Out of Dog House and into the Bed
Out of Dog House and into the Bed: Changing Place of Dogs in the Home
A few years ago one of those polling groups that ask if you'd rather have sex with your spouse or go out to eat in a restaurant and what kind of mouthwash you'd take to the moon made some startling discoveries about dog owners:
A surprising number called their answering machines during the work day to talk to their dog.
An even larger number slept with their dog--unapologetically.
All but two percent celebrated their dogs’ birthdays with gifts and parties.
No poll was required to know that a lot also kiss their dogs on the mouth. (see: mouthwash; choices)

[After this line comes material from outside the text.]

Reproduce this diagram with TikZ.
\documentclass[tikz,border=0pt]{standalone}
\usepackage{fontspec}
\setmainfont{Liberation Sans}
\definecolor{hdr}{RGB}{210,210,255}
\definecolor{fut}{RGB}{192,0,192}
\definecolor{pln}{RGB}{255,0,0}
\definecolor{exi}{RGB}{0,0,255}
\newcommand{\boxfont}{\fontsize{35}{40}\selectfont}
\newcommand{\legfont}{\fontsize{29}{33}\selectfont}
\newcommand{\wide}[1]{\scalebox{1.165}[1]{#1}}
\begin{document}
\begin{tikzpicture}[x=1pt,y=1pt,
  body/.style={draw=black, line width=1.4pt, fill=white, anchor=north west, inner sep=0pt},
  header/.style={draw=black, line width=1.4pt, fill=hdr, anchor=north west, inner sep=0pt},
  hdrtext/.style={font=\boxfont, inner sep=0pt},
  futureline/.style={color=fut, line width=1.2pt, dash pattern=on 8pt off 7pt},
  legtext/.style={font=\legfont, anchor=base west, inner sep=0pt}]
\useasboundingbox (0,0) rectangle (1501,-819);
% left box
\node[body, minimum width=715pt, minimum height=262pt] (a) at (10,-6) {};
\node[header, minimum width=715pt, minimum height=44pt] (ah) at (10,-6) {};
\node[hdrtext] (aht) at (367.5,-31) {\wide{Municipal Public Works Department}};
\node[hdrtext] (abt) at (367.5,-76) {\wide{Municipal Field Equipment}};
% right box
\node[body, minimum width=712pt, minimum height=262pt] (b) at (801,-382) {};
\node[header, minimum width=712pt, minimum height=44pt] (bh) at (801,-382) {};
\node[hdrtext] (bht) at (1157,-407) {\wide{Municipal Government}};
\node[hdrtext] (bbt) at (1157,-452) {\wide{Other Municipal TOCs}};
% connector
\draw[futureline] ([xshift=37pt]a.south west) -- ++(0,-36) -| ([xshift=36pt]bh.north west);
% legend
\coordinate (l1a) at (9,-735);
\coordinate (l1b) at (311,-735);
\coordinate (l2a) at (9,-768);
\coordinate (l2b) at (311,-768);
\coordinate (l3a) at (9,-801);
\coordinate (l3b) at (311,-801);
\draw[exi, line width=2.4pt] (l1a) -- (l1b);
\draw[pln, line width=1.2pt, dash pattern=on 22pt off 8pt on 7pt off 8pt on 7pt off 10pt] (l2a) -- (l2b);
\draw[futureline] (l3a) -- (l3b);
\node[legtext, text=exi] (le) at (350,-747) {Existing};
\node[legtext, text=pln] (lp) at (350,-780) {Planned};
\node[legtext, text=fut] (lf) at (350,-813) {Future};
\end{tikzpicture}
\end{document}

In the last year dog books like Merle’s Door, Marley & Me, Good Dog. Stay and Rescuing Sprite have been the rage.
But humorists have been riffing dogs for years.
Columnist Erma Bombeck used to say dogs were the last of the optimists. They rush the door when the bell rings but it's never for them. And they can't wait to go for a car ride but they never go anywhere but the vet.
(Isn’t doing the same thing and expecting different results also the definition of insanity?)
US comic Gary Shandling observed that the only thing a dog likes more than getting in the car is getting out and if we opened both doors they'd pass through all day long, happily.
Of course dogs' simplified triage system--if you can't eat it or mate with it pee on it--has provoked many X rated jokes. But so has their tendency to be at the wrong place at the wrong time.
Comedian Buddy Hackett used to recount hearing the dog yawning at the edge of the bed while he and his wife were getting busy. "Am I boring you," he asked the dog in jest. "A little," replied his wife.
And of course Woody Allen recalls asking his mother where babies came from and she replied, thinking he'd said rabies, "dogs."
While Lassie, Rin Tin Tin, Old Yeller, White Fang and even Benji were brave and heroic figures, Snoopy from the cartoon Peanuts introduced the era of the sage and sardonic dog who was actually a philosopher.
Suddenly names like Rover and Fido were passé--not to mention terms like "master" and "command"--and the dog moved from the dog house to the foot of the bed. Or better.
He wasn't a pet or companion; he was a bona fide member of the family.
You weren't his master or owner; you were his Caretaker and it was a privilege to be so.
This marked the era of mixed breed dogs named Fred with bandanas around their neck and their own web site.
They ate food we would eat ourselves, received acupuncture and went to day care even if they belonged to average people, not Leona Helmsley.
But there's another reason for Americans' rising love affair with dogs: their falling love affair with the institutions of marriage and family.
Not only are people marrying later in life if at all--the Searching Twenties turning into the Searching Thirties and sometimes Searching Forties--when they do take the plunge, the marriages don’t last because they’ve become so set in their ways. (See: what was I THINKING)
Marriages often don't even last as long as a dog's life anymore which explains the bitter custody suits over Jake or Max.
Plus even at their best, new spouses can't inspire a grown man or woman to get down on hands and knees in a business suit after work and beseech wildly "come to Daa-Daa."
Since it’s been a whole hour since they called the answering machine.